>> Begin Data shown
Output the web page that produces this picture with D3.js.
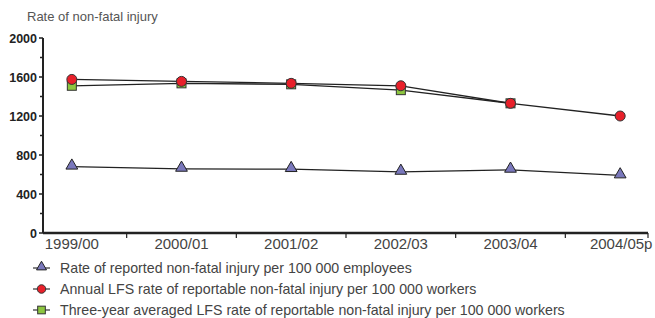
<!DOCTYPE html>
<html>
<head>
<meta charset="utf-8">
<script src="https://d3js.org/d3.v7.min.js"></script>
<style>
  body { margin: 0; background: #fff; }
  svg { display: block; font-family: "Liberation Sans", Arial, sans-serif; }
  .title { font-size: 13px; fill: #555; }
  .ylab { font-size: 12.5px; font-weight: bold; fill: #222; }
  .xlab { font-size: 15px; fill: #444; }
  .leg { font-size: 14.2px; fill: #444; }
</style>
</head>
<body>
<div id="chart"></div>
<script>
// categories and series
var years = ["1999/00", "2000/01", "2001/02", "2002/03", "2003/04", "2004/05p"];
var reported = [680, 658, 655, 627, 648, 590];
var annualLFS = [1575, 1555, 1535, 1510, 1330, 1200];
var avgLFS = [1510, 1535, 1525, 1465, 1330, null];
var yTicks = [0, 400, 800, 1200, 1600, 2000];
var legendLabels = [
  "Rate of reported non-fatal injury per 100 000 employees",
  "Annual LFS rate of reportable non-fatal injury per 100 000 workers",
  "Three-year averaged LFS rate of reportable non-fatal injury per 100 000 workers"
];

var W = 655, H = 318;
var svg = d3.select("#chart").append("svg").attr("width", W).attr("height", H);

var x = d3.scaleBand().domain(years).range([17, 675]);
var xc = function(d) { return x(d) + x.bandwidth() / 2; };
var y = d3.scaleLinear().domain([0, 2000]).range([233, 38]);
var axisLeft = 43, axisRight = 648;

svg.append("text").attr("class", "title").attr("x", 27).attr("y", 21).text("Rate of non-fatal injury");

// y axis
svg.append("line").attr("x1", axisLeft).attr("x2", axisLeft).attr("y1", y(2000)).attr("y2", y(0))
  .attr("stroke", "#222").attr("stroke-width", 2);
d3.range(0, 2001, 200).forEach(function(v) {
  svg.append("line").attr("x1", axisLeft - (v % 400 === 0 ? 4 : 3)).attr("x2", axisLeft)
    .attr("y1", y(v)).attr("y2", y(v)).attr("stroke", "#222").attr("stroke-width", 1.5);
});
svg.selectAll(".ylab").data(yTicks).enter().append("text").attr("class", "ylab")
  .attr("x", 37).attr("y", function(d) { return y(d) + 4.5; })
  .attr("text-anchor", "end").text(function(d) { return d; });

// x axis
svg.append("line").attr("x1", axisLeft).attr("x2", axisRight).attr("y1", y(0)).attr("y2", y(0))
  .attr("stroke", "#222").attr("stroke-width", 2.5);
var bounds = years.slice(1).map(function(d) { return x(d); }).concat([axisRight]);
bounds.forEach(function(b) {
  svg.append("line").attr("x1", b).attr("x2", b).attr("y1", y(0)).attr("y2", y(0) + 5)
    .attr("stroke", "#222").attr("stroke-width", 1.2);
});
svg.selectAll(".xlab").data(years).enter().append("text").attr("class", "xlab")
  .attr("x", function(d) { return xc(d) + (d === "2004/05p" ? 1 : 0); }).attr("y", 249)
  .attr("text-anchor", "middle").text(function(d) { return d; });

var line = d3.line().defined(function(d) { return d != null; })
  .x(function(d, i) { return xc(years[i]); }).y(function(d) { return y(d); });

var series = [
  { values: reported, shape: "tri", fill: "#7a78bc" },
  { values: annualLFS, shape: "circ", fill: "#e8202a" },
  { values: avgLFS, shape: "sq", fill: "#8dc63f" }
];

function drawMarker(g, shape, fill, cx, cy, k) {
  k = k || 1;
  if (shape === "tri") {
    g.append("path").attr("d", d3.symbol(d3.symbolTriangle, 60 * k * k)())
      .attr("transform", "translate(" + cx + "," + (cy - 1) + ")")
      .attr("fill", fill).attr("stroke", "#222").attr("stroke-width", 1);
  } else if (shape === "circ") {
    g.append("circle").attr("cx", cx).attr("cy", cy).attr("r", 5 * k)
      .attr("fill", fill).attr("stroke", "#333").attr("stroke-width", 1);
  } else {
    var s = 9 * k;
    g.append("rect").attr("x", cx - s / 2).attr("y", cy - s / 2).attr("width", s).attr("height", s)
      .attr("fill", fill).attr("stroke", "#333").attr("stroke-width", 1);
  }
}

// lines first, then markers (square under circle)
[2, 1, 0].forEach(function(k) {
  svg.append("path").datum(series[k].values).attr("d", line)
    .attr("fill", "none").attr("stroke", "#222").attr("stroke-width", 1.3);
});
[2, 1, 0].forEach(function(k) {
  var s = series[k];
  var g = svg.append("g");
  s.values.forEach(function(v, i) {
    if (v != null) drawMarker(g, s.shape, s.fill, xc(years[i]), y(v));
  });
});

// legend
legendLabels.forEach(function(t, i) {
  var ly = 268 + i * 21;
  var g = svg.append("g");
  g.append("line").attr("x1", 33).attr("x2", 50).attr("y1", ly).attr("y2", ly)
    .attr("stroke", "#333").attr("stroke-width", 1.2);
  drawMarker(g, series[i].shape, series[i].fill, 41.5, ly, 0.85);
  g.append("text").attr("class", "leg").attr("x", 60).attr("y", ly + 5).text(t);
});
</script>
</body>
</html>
>> End Data shown
__Problem requirements__. Transcribe all the lines above exactly, apart from the pictures.

__Written reply__.
Output the web page that produces this picture with D3.js.
<!DOCTYPE html>
<html>
<head>
<meta charset="utf-8">
<script src="https://d3js.org/d3.v7.min.js"></script>
<style>
  body { margin: 0; background: #fff; }
  svg { display: block; font-family: "Liberation Sans", Arial, sans-serif; }
  .title { font-size: 13px; fill: #555; }
  .ylab { font-size: 12.5px; font-weight: bold; fill: #222; }
  .xlab { font-size: 15px; fill: #444; }
  .leg { font-size: 14.2px; fill: #444; }
</style>
</head>
<body>
<div id="chart"></div>
<script>
// categories and series
var years = ["1999/00", "2000/01", "2001/02", "2002/03", "2003/04", "2004/05p"];
var reported = [680, 658, 655, 627, 648, 590];
var annualLFS = [1575, 1555, 1535, 1510, 1330, 1200];
var avgLFS = [1510, 1535, 1525, 1465, 1330, null];
var yTicks = [0, 400, 800, 1200, 1600, 2000];
var legendLabels = [
  "Rate of reported non-fatal injury per 100 000 employees",
  "Annual LFS rate of reportable non-fatal injury per 100 000 workers",
  "Three-year averaged LFS rate of reportable non-fatal injury per 100 000 workers"
];

var W = 655, H = 318;
var svg = d3.select("#chart").append("svg").attr("width", W).attr("height", H);

var x = d3.scaleBand().domain(years).range([17, 675]);
var xc = function(d) { return x(d) + x.bandwidth() / 2; };
var y = d3.scaleLinear().domain([0, 2000]).range([233, 38]);
var axisLeft = 43, axisRight = 648;

svg.append("text").attr("class", "title").attr("x", 27).attr("y", 21).text("Rate of non-fatal injury");

// y axis
svg.append("line").attr("x1", axisLeft).attr("x2", axisLeft).attr("y1", y(2000)).attr("y2", y(0))
  .attr("stroke", "#222").attr("stroke-width", 2);
d3.range(0, 2001, 200).forEach(function(v) {
  svg.append("line").attr("x1", axisLeft - (v % 400 === 0 ? 4 : 3)).attr("x2", axisLeft)
    .attr("y1", y(v)).attr("y2", y(v)).attr("stroke", "#222").attr("stroke-width", 1.5);
});
svg.selectAll(".ylab").data(yTicks).enter().append("text").attr("class", "ylab")
  .attr("x", 37).attr("y", function(d) { return y(d) + 4.5; })
  .attr("text-anchor", "end").text(function(d) { return d; });

// x axis
svg.append("line").attr("x1", axisLeft).attr("x2", axisRight).attr("y1", y(0)).attr("y2", y(0))
  .attr("stroke", "#222").attr("stroke-width", 2.5);
var bounds = years.slice(1).map(function(d) { return x(d); }).concat([axisRight]);
bounds.forEach(function(b) {
  svg.append("line").attr("x1", b).attr("x2", b).attr("y1", y(0)).attr("y2", y(0) + 5)
    .attr("stroke", "#222").attr("stroke-width", 1.2);
});
svg.selectAll(".xlab").data(years).enter().append("text").attr("class", "xlab")
  .attr("x", function(d) { return xc(d) + (d === "2004/05p" ? 1 : 0); }).attr("y", 249)
  .attr("text-anchor", "middle").text(function(d) { return d; });

var line = d3.line().defined(function(d) { return d != null; })
  .x(function(d, i) { return xc(years[i]); }).y(function(d) { return y(d); });

var series = [
  { values: reported, shape: "tri", fill: "#7a78bc" },
  { values: annualLFS, shape: "circ", fill: "#e8202a" },
  { values: avgLFS, shape: "sq", fill: "#8dc63f" }
];

function drawMarker(g, shape, fill, cx, cy, k) {
  k = k || 1;
  if (shape === "tri") {
    g.append("path").attr("d", d3.symbol(d3.symbolTriangle, 60 * k * k)())
      .attr("transform", "translate(" + cx + "," + (cy - 1) + ")")
      .attr("fill", fill).attr("stroke", "#222").attr("stroke-width", 1);
  } else if (shape === "circ") {
    g.append("circle").attr("cx", cx).attr("cy", cy).attr("r", 5 * k)
      .attr("fill", fill).attr("stroke", "#333").attr("stroke-width", 1);
  } else {
    var s = 9 * k;
    g.append("rect").attr("x", cx - s / 2).attr("y", cy - s / 2).attr("width", s).attr("height", s)
      .attr("fill", fill).attr("stroke", "#333").attr("stroke-width", 1);
  }
}

// lines first, then markers (square under circle)
[2, 1, 0].forEach(function(k) {
  svg.append("path").datum(series[k].values).attr("d", line)
    .attr("fill", "none").attr("stroke", "#222").attr("stroke-width", 1.3);
});
[2, 1, 0].forEach(function(k) {
  var s = series[k];
  var g = svg.append("g");
  s.values.forEach(function(v, i) {
    if (v != null) drawMarker(g, s.shape, s.fill, xc(years[i]), y(v));
  });
});

// legend
legendLabels.forEach(function(t, i) {
  var ly = 268 + i * 21;
  var g = svg.append("g");
  g.append("line").attr("x1", 33).attr("x2", 50).attr("y1", ly).attr("y2", ly)
    .attr("stroke", "#333").attr("stroke-width", 1.2);
  drawMarker(g, series[i].shape, series[i].fill, 41.5, ly, 0.85);
  g.append("text").attr("class", "leg").attr("x", 60).attr("y", ly + 5).text(t);
});
</script>
</body>
</html>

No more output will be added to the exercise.